Despite what the “gurus” say, the FTC takes the position that there is no quick or easy path to success. Whether that is true or not, the FTC has sued several companies that purportedly taught consumers how to start a home-based Internet business—often advertising the potential to earn vast sums of money—and last week the FTC settled with a company allegedly helping newly formed Internet businesses market more effectively. However, despite ceasing new sales in 2017, it inevitably drew the FTC’s attention with a pitch that allegedly contained unsubstantiated earnings claims, high-pressure sales tactics, and elusive disclaimers, coupled with high chargeback rates and “gag clauses.”

On May 12, 2020, the FTC filed a Complaint for Permanent Injunction in the United States District Court for the Western District of Washington against Position Gurus, LLC for allegedly violating the FTC Act, the Telemarketing Sales Rule, and Consumer Review Fairness Act (“CRFA”).

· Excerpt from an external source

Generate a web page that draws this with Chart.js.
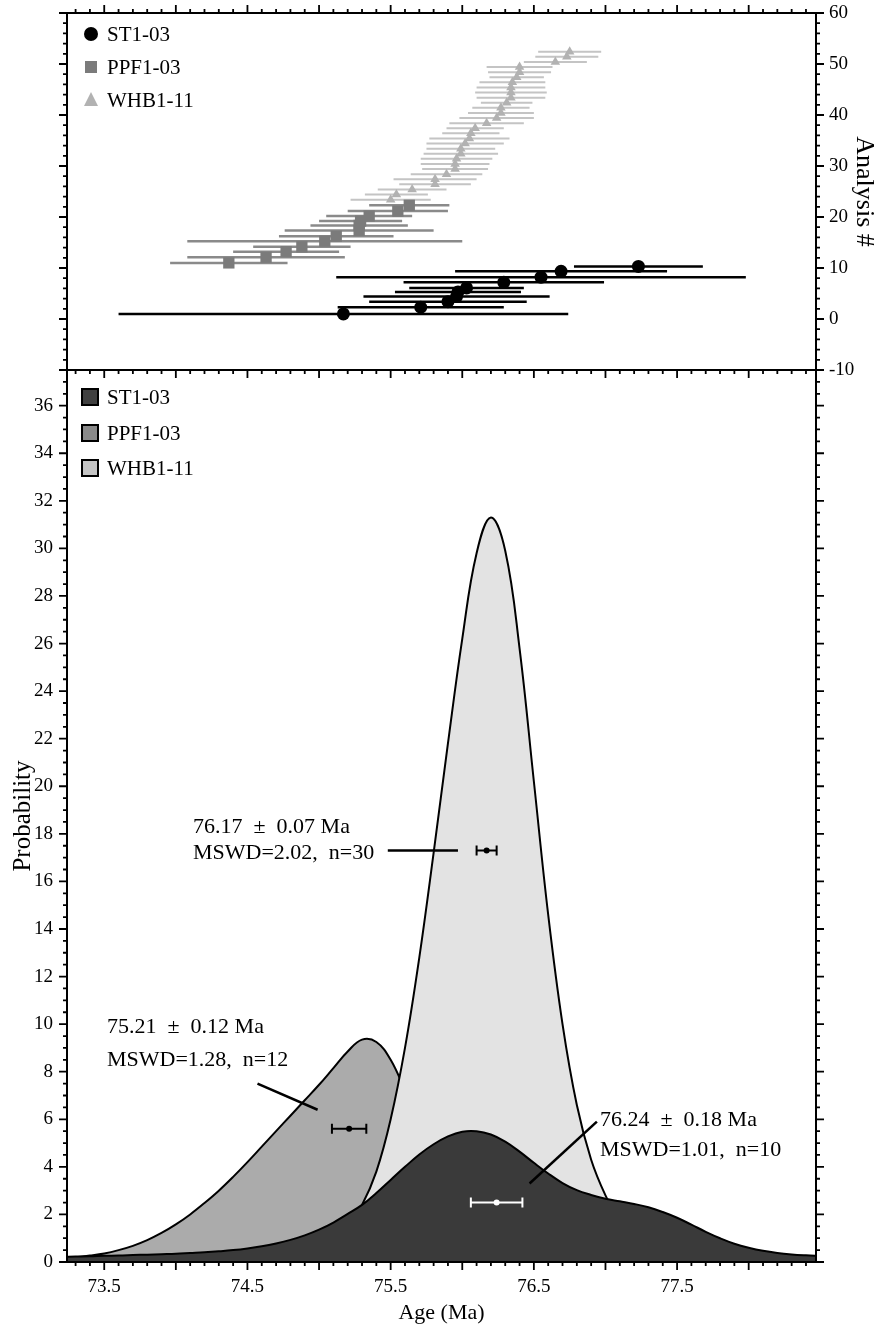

According to the Complaint, Defendants targeted consumers who had recently purchased purported business opportunities or had recently opened an account at Shopify or Volusian, both of which create, among other things, custom webpages that enable consumers to sell their products online. According to the FTC, after purchasing leads, Defendants called consumers, often misrepresenting an affiliation with the company that sold the original business opportunity, and offered products that would “substantially increase the visibility of and drive customer traffic to consumers’ e-commerce websites.” However, according to the FTC, this statement was false, and consumers rarely recouped the purchase costs of the marketing services.

As we have blogged about before, disclaimers may not eliminate the risk that the FTC finds a claim deceptive, and, in order to be effective, the disclaimers must be prominent. Here, the FTC found that the Defendants failed to highlight, or bring to consumers’ attention, disclaimers that qualified statements made during the sales calls. In addition, the FTC alleged that the Defendants’ form contracts violated the CRFA. Under the CRFA, form contracts must not contain “gag clauses” that prohibit consumers from writing or posting negative reviews. Defendants’ form contracts contained non-disparagement provisions that prohibited consumers from making any statement that “embarrass[es], criticize[s], or damage[s]” Defendants, and failure to abide resulted in liquidated damages. Moreover, the FTC frequently points to high chargeback rates as evidence of deceptive marketing. In this case, despite “vigorously defend[ing] chargebacks,” Defendants had a 38 percent chargeback rate.

Whether a business provides consumers with the ability to start an Internet-based business, or merely aids an established one, earnings claims must be substantiated, disclaimers must be prominent, and the number of chargebacks must reasonable. To do otherwise, can put you in a bad position.